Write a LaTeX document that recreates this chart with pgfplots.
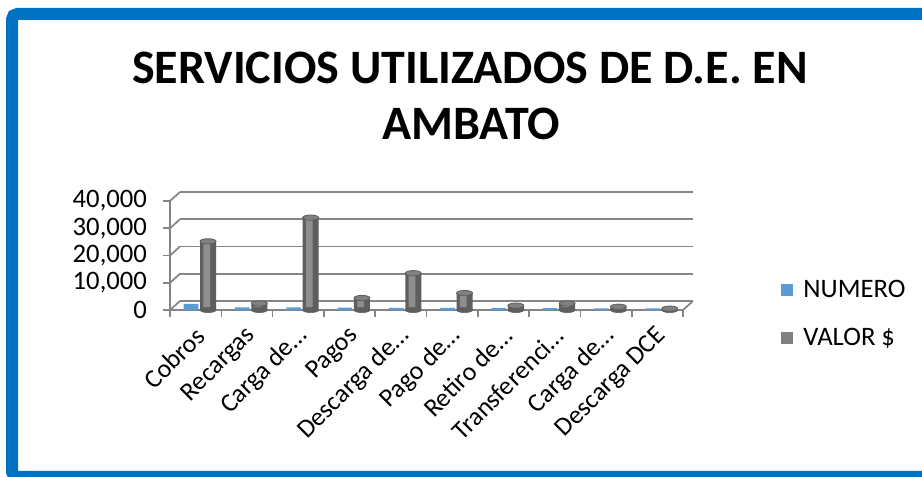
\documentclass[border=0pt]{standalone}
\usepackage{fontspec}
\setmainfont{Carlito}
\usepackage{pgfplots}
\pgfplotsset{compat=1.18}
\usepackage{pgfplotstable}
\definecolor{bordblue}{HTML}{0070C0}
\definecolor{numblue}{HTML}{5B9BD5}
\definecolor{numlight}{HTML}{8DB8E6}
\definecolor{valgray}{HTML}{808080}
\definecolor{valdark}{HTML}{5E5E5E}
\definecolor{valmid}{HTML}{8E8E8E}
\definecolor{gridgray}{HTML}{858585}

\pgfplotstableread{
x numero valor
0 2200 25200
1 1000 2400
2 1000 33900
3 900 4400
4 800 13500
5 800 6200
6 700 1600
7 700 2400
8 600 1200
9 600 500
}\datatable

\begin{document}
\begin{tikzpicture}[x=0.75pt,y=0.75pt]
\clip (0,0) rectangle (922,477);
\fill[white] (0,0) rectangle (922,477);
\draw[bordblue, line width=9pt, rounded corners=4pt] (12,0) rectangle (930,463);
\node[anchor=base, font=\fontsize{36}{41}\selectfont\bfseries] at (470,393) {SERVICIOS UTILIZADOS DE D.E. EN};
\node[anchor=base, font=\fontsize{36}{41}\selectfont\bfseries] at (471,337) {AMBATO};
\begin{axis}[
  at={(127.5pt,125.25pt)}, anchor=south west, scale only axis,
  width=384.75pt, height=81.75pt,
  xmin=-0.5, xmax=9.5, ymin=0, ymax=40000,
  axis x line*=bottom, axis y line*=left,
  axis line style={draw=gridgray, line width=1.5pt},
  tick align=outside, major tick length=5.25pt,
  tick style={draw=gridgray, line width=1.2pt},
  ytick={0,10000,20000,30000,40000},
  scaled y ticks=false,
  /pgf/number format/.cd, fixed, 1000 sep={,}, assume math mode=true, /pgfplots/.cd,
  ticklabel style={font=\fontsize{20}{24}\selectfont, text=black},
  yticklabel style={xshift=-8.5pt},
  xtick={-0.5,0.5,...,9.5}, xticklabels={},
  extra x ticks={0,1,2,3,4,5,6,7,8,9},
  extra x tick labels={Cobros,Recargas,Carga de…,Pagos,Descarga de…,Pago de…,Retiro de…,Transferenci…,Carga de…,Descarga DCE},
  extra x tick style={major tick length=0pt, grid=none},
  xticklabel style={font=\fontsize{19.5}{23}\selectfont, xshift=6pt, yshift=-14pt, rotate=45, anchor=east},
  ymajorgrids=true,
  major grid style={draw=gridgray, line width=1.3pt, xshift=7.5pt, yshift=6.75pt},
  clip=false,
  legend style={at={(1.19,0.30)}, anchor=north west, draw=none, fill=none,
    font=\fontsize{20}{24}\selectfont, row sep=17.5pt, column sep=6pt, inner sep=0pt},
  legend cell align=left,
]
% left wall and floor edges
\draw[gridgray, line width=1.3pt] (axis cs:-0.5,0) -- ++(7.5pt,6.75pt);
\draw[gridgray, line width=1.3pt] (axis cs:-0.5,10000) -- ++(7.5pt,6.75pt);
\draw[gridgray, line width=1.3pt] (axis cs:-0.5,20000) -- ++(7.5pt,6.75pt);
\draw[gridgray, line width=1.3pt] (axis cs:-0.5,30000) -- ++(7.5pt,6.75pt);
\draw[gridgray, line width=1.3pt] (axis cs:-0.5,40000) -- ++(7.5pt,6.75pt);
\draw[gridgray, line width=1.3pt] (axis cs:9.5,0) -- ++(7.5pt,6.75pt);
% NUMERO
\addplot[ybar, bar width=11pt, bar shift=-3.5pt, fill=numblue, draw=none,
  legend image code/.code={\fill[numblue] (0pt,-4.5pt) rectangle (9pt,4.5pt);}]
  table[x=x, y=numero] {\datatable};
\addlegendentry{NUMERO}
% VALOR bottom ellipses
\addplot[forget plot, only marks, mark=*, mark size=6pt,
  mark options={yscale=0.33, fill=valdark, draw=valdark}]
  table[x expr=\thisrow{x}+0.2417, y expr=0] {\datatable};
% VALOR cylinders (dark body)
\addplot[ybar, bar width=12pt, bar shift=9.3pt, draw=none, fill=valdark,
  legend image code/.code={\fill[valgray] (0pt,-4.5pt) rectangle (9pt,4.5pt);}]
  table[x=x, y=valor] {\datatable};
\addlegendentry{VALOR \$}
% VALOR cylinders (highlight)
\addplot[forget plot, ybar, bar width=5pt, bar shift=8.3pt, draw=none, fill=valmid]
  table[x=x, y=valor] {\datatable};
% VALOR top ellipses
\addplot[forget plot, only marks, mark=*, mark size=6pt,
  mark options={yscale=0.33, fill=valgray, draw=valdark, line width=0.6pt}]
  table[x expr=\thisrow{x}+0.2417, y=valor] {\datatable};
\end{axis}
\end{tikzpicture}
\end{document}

* THE REQUEST
Leave the pictures out, and print every line of the listing exactly as written.

* SOLUTION FOR THIS TASK
Write a LaTeX document that recreates this chart with pgfplots.
\documentclass[border=0pt]{standalone}
\usepackage{fontspec}
\setmainfont{Carlito}
\usepackage{pgfplots}
\pgfplotsset{compat=1.18}
\usepackage{pgfplotstable}
\definecolor{bordblue}{HTML}{0070C0}
\definecolor{numblue}{HTML}{5B9BD5}
\definecolor{numlight}{HTML}{8DB8E6}
\definecolor{valgray}{HTML}{808080}
\definecolor{valdark}{HTML}{5E5E5E}
\definecolor{valmid}{HTML}{8E8E8E}
\definecolor{gridgray}{HTML}{858585}

\pgfplotstableread{
x numero valor
0 2200 25200
1 1000 2400
2 1000 33900
3 900 4400
4 800 13500
5 800 6200
6 700 1600
7 700 2400
8 600 1200
9 600 500
}\datatable

\begin{document}
\begin{tikzpicture}[x=0.75pt,y=0.75pt]
\clip (0,0) rectangle (922,477);
\fill[white] (0,0) rectangle (922,477);
\draw[bordblue, line width=9pt, rounded corners=4pt] (12,0) rectangle (930,463);
\node[anchor=base, font=\fontsize{36}{41}\selectfont\bfseries] at (470,393) {SERVICIOS UTILIZADOS DE D.E. EN};
\node[anchor=base, font=\fontsize{36}{41}\selectfont\bfseries] at (471,337) {AMBATO};
\begin{axis}[
  at={(127.5pt,125.25pt)}, anchor=south west, scale only axis,
  width=384.75pt, height=81.75pt,
  xmin=-0.5, xmax=9.5, ymin=0, ymax=40000,
  axis x line*=bottom, axis y line*=left,
  axis line style={draw=gridgray, line width=1.5pt},
  tick align=outside, major tick length=5.25pt,
  tick style={draw=gridgray, line width=1.2pt},
  ytick={0,10000,20000,30000,40000},
  scaled y ticks=false,
  /pgf/number format/.cd, fixed, 1000 sep={,}, assume math mode=true, /pgfplots/.cd,
  ticklabel style={font=\fontsize{20}{24}\selectfont, text=black},
  yticklabel style={xshift=-8.5pt},
  xtick={-0.5,0.5,...,9.5}, xticklabels={},
  extra x ticks={0,1,2,3,4,5,6,7,8,9},
  extra x tick labels={Cobros,Recargas,Carga de…,Pagos,Descarga de…,Pago de…,Retiro de…,Transferenci…,Carga de…,Descarga DCE},
  extra x tick style={major tick length=0pt, grid=none},
  xticklabel style={font=\fontsize{19.5}{23}\selectfont, xshift=6pt, yshift=-14pt, rotate=45, anchor=east},
  ymajorgrids=true,
  major grid style={draw=gridgray, line width=1.3pt, xshift=7.5pt, yshift=6.75pt},
  clip=false,
  legend style={at={(1.19,0.30)}, anchor=north west, draw=none, fill=none,
    font=\fontsize{20}{24}\selectfont, row sep=17.5pt, column sep=6pt, inner sep=0pt},
  legend cell align=left,
]
% left wall and floor edges
\draw[gridgray, line width=1.3pt] (axis cs:-0.5,0) -- ++(7.5pt,6.75pt);
\draw[gridgray, line width=1.3pt] (axis cs:-0.5,10000) -- ++(7.5pt,6.75pt);
\draw[gridgray, line width=1.3pt] (axis cs:-0.5,20000) -- ++(7.5pt,6.75pt);
\draw[gridgray, line width=1.3pt] (axis cs:-0.5,30000) -- ++(7.5pt,6.75pt);
\draw[gridgray, line width=1.3pt] (axis cs:-0.5,40000) -- ++(7.5pt,6.75pt);
\draw[gridgray, line width=1.3pt] (axis cs:9.5,0) -- ++(7.5pt,6.75pt);
% NUMERO
\addplot[ybar, bar width=11pt, bar shift=-3.5pt, fill=numblue, draw=none,
  legend image code/.code={\fill[numblue] (0pt,-4.5pt) rectangle (9pt,4.5pt);}]
  table[x=x, y=numero] {\datatable};
\addlegendentry{NUMERO}
% VALOR bottom ellipses
\addplot[forget plot, only marks, mark=*, mark size=6pt,
  mark options={yscale=0.33, fill=valdark, draw=valdark}]
  table[x expr=\thisrow{x}+0.2417, y expr=0] {\datatable};
% VALOR cylinders (dark body)
\addplot[ybar, bar width=12pt, bar shift=9.3pt, draw=none, fill=valdark,
  legend image code/.code={\fill[valgray] (0pt,-4.5pt) rectangle (9pt,4.5pt);}]
  table[x=x, y=valor] {\datatable};
\addlegendentry{VALOR \$}
% VALOR cylinders (highlight)
\addplot[forget plot, ybar, bar width=5pt, bar shift=8.3pt, draw=none, fill=valmid]
  table[x=x, y=valor] {\datatable};
% VALOR top ellipses
\addplot[forget plot, only marks, mark=*, mark size=6pt,
  mark options={yscale=0.33, fill=valgray, draw=valdark, line width=0.6pt}]
  table[x expr=\thisrow{x}+0.2417, y=valor] {\datatable};
\end{axis}
\end{tikzpicture}
\end{document}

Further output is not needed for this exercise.